Тем временем муж срывал свое скверное настроение на дочери, которая скакала по дому от нетерпения и любопытства. Обычно он бедного Йоста обзывал идиотом или бараньей башкой, а тут еще и Ларе досталось. Она вдруг почему-то оказалась «безмозглой курицей», на что, впрочем, не обиделась, потому что мыслями уже была там, на церемонии.
Ехать два шага до кладбища на машине смысла не было, пошли пешком. Райнхард повесил свой отвратный венок на плечо и молча шагал впереди большими шагами. Лара приклеилась ко мне и всю дорогу проболтала о чем-то своем.
Мы расписались в книге соболезнований и вошли в маленькую капеллу, где устроили отпевание. Сильвия с дочерьми сидели в первом ряду, вокруг них — целая армия родственников. Когда мы сели, она непроизвольно обернулась и обменялась с моим мужем одним молниеносным взглядом, совсем, казалось бы, ничего не значащим, но я-то этот взгляд разгадала, взгляд тайных заговорщиков!
Как всегда, кто-то произносил какие-то лицемерные речи, я ни слова не запомнила. Наконец все столпились у гроба. Среди присутствующих я обнаружила Имке. Она неприметно стояла в заднем ряду и занималась тем же, чем и я: во все глаза наблюдала за Сильвией.

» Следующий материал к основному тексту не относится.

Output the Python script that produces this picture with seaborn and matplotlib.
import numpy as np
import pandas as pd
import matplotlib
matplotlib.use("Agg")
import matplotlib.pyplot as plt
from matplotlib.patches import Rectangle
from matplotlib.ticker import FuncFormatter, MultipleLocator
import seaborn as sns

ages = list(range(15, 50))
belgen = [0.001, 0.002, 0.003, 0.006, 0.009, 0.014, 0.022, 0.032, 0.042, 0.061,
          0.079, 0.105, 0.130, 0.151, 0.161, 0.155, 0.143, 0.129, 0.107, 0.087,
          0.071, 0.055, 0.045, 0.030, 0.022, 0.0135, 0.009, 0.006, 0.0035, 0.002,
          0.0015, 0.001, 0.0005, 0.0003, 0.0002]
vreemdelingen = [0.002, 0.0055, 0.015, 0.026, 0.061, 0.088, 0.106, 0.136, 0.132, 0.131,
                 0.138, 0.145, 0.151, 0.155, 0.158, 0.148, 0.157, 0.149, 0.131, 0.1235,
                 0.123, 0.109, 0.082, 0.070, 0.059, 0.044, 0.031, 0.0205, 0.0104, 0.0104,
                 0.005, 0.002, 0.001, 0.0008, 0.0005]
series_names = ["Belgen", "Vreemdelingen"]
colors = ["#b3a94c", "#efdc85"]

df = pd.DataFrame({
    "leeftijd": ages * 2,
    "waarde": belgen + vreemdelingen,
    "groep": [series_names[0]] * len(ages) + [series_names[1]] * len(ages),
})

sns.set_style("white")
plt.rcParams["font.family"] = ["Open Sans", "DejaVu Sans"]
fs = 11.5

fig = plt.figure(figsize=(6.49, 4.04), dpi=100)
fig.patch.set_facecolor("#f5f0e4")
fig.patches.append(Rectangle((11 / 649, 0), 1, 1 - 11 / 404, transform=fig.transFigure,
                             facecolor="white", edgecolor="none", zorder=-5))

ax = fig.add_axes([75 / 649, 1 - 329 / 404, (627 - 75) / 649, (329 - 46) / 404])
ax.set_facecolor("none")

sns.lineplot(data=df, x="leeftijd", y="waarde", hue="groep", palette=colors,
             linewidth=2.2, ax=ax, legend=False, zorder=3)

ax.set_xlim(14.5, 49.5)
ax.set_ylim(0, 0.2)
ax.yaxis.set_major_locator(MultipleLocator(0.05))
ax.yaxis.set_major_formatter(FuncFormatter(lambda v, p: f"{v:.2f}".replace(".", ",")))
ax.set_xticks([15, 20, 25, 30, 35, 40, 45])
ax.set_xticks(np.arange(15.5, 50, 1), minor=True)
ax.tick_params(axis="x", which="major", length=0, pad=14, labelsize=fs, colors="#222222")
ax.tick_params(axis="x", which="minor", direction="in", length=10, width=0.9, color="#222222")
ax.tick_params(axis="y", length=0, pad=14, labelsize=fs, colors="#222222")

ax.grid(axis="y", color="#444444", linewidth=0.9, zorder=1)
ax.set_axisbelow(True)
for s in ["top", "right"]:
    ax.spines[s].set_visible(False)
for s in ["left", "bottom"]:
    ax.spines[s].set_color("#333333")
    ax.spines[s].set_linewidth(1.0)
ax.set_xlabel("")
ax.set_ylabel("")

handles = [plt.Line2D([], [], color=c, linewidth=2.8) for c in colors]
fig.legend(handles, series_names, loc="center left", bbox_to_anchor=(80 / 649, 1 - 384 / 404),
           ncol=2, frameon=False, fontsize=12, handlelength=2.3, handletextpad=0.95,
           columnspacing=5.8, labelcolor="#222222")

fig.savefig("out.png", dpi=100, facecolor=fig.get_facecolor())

Лара очень скоро заметила, что нет ничего скучнее похорон. Она как-то стеснялась шушукаться с Норой и Коринной, которые показались ей вдруг взрослыми и совсем чужими.
— Мама, — зашептала она мне на ухо, — когда это кончится, я на поминки не пойду!
— Ты где подхватила такое слово? — изумилась я. — Да нас вообще-то и не приглашали. Застолье устраивают только для родни, они приехали издалека, нехорошо отпускать их домой с ноющим от голода желудком.
Мы выстроились в длинную очередь соболезнующих, чтобы продефилировать со словами сочувствия мимо вдовы. И снова Сильвия совершенно по-особому взглянула на Райнхарда, я видела! Она протянула мне руку, холодную как лед, и посмотрела на меня так зло и враждебно, что у меня зубы заболели.